Integrated Mean Squared Prediction Error

This notebook shows the crit_IMSPE functionality, based on the example from the hetGP R library.

Suppose, given a trained GP, we wish to minimize global predictive variance over our potential input space \(X\). In this case our acquisition function would be the Integrated Mean-Squared Prediction Error Gramacy (2020) Ch. 10.3.1:

\begin{align*} I_{n+1}(x_{n+1}) \equiv \mathrm{IMSPE}(\bar{x}_1, \dots, \bar{x}_n, x_{n+1}) = \int_{x \in \mathcal{X}} \breve{\sigma}^2_{n+1}(x) \, dx \end{align*}

Where \(\breve{\sigma}^2_{n+1}(x)\) is the nugget-free predictive uncertainty.

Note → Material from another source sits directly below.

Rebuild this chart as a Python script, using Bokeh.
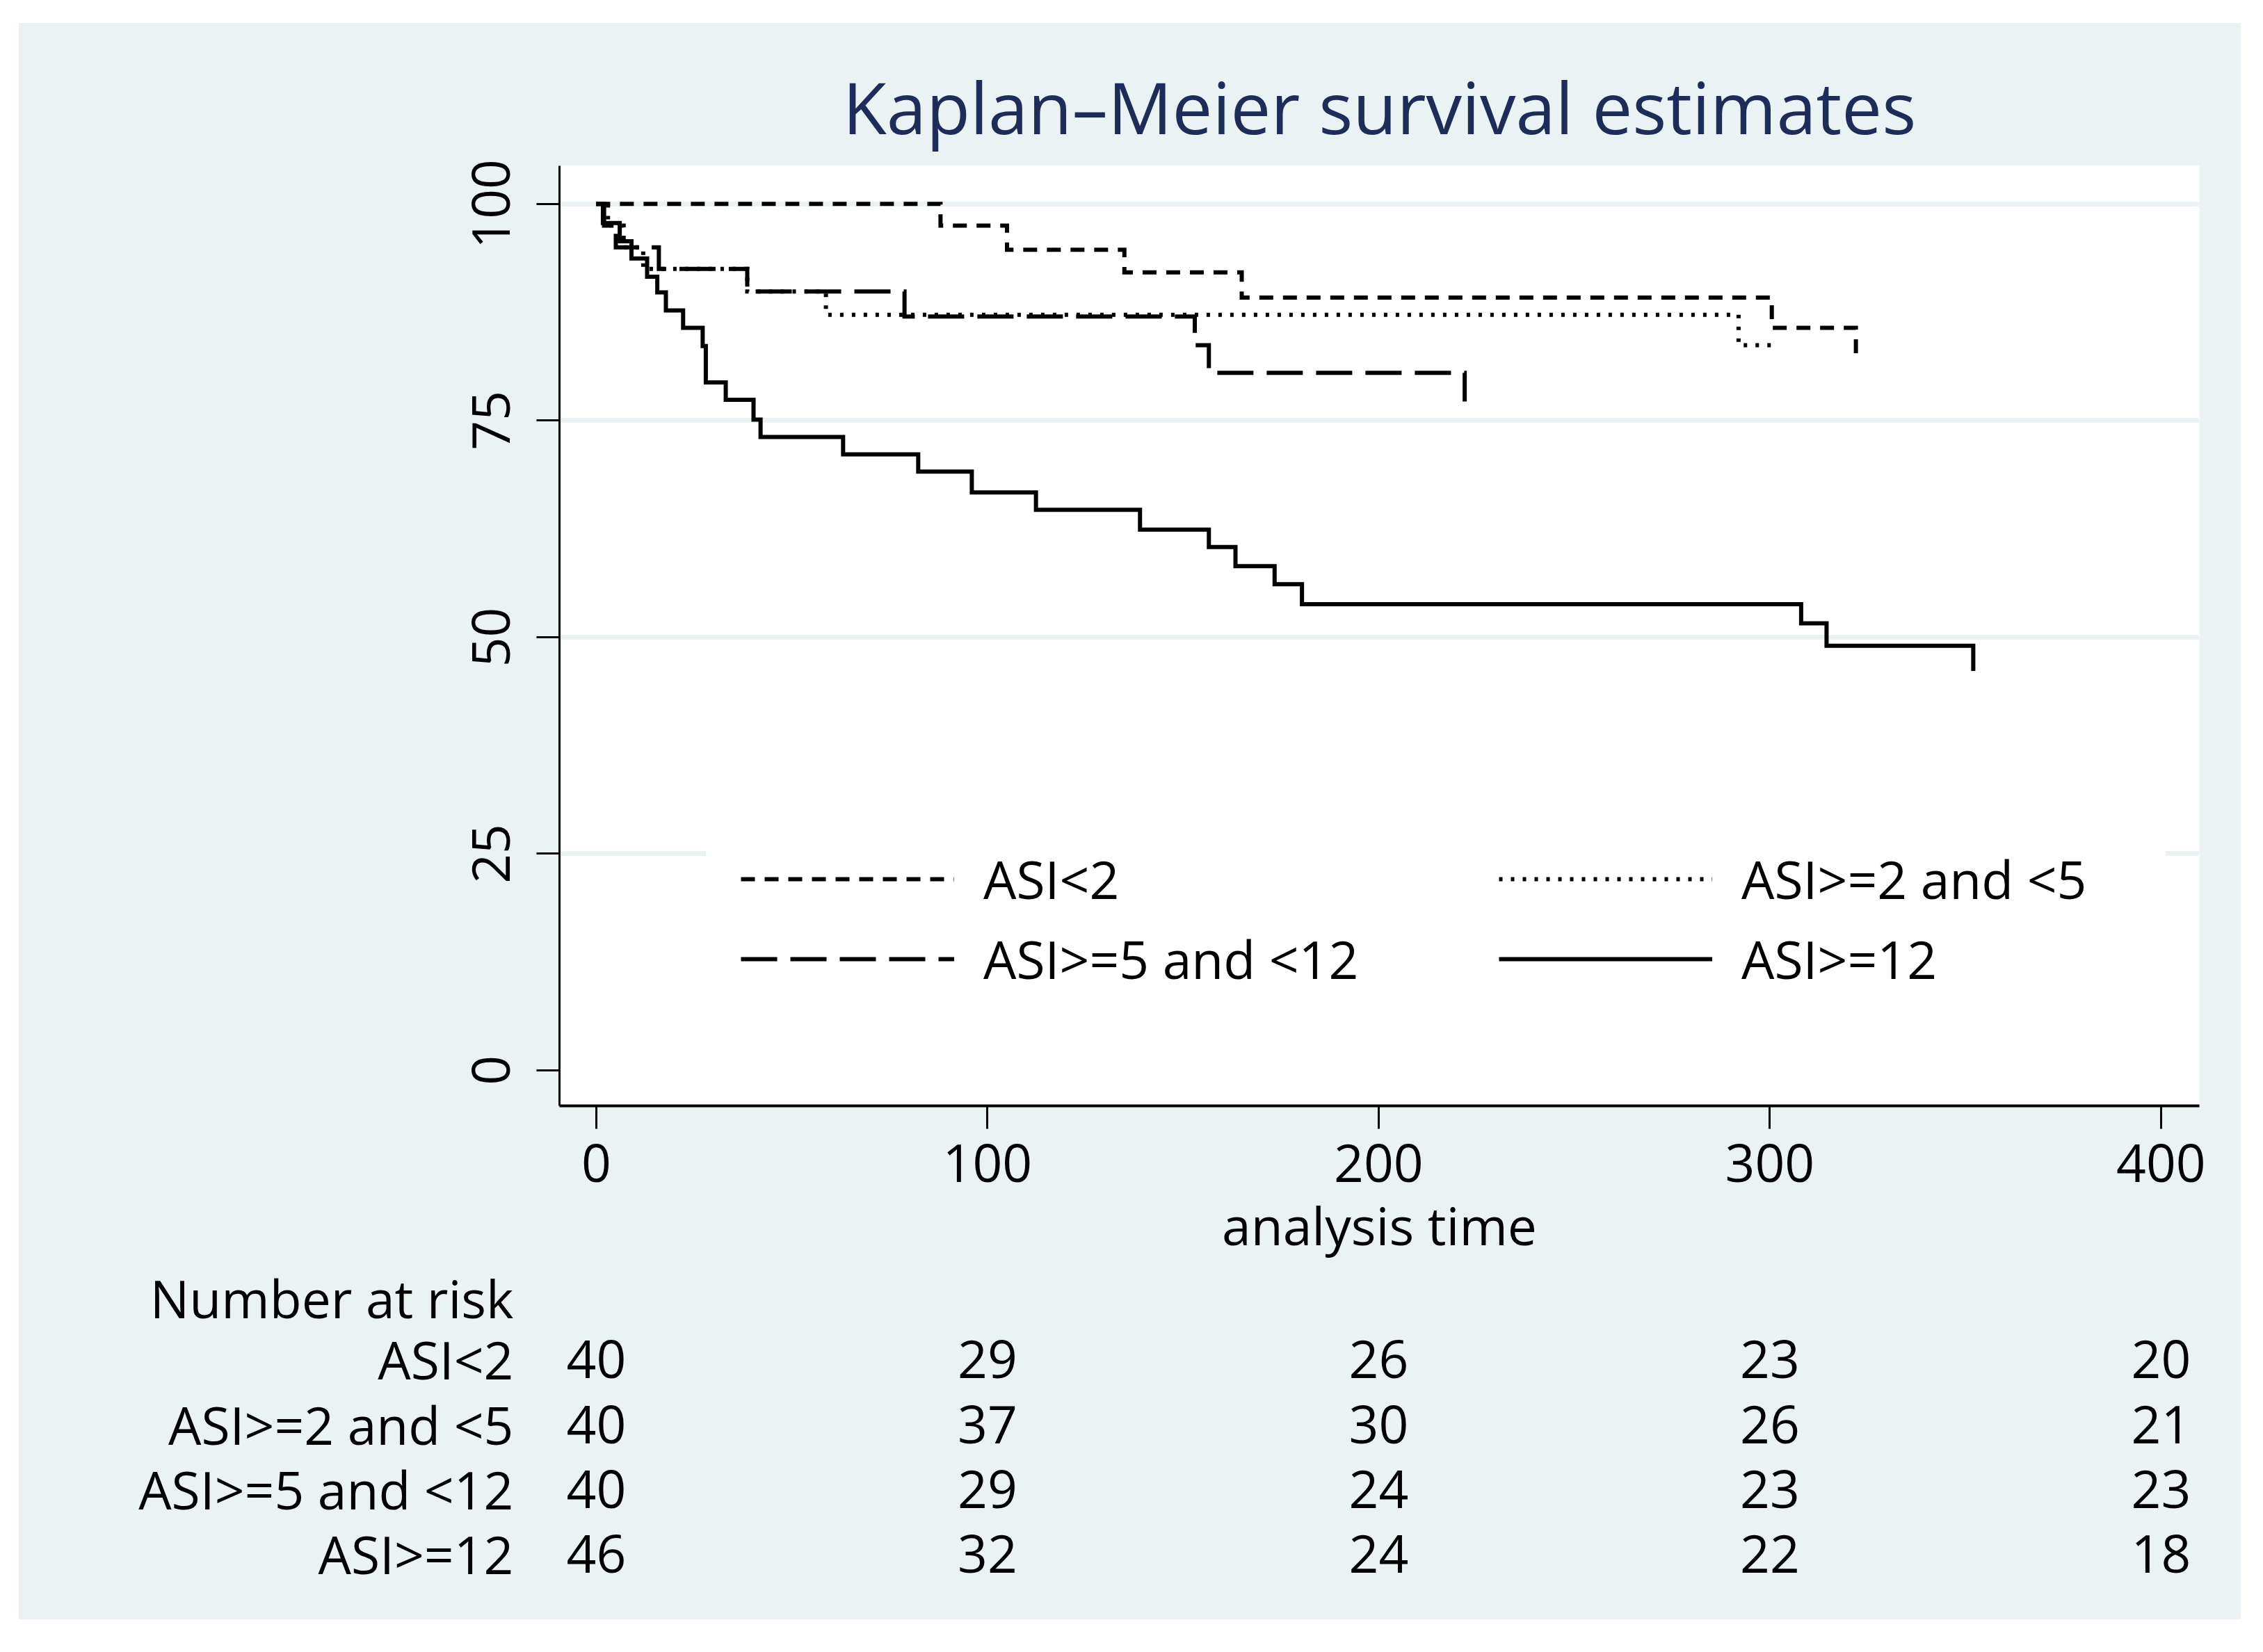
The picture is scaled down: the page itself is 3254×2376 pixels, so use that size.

As mentioned in Gramacy (2020) Ch. 10.3.1 such an integral often requires numerical evaluation, but conditional on GP hyperparameters, and if the domain of \(X\) is a hyperrectangle (such as \([0,1]\) which is often done when modeling with GPs), then IMSPE can be calculated in closed form:

\begin{align} I_{n+1}(x_{n+1}) &= \mathbb{E} \{ \breve{\sigma}^2_{n+1}(X) \} = \mathbb{E} \{K_\theta(X, X) - k_{n+1}^\top(X) K_{n+1}^{-1} k_{n+1}(X) \} \\ &= \mathbb{E} \{K_\theta(X,X)\} - \mathrm{tr}(K_{n+1}^{-1} W_{n+1}) \end{align}

Where \(W_{ij} = \int_{x \in \mathcal{X}} k(x_i, x) k(x_j, x)\, dx\) which exists in closed form when \(X\) is a hyperrectangle. For example, Binois et. al (2019) show the case for a separable Gaussian kernel:

\begin{align*} W_{ij}= \prod_{k=1}^m \dfrac{\sqrt{2\pi \theta_k} }{4} \exp\left\{-\dfrac{(x_{ik}-x_{jk})^2}{2 \theta_k}\right\} \left[\mathrm{erf}\left\{\dfrac{2-(x_{ik}+x_{jk})}{\sqrt{2 \theta_k}}\right\}+ \mathrm{erf}\left\{\dfrac{x_{ik}+x_{jk}}{\sqrt{ 2\theta_k}}\right\} \right]. \end{align*}

And note that \(\mathrm{erf}\) is the error function.

%config InlineBackend.figure_formats = ['svg']
from hetgpy.IMSE import crit_IMSPE, Wij
from hetgpy import hetGP
from hetgpy.find_reps import find_reps
import numpy as np
import matplotlib.pyplot as plt

random = np.random.default_rng(42)
def ftest(x, coef = 0.1):
    return np.sin(2 * np.pi * x) + random.normal(loc = 1, scale = coef)

n = 9
designs = np.linspace(0.1, 0.9,n).reshape(-1,1)
reps = random.choice(1 + np.arange(10), size = n)

X = designs[np.repeat(np.arange(n),reps)]
Z = np.array([ftest(x) for x in X]).squeeze()
model = hetGP()
model.mle(
    X = X,
    Z = Z,
    lower = np.array([0.1]),
    upper = np.array([5]),
    known = {},
    init = {})

fig, ax = plt.subplots()
ax.scatter(X,Z)
ax.set_xlabel('X')
ax.set_ylabel('f(X)')
ngrid = 501
xgrid = np.linspace(0,1,ngrid).reshape(-1,1)

## Precalculations
Wijs = Wij(mu1 = model.X0, theta = model.theta, type = model.covtype)
IMSPE_grid = np.array([crit_IMSPE(x,model=model,Wijs=Wijs) for x in xgrid])
ax2 = ax.twinx()
ax2.plot(xgrid.squeeze(),IMSPE_grid.squeeze(),'r--')
ax2.set_ylabel('IMSPE');

Note that in this case, the IMSPE is minimized at the edge of our input domain (\(x=0\)).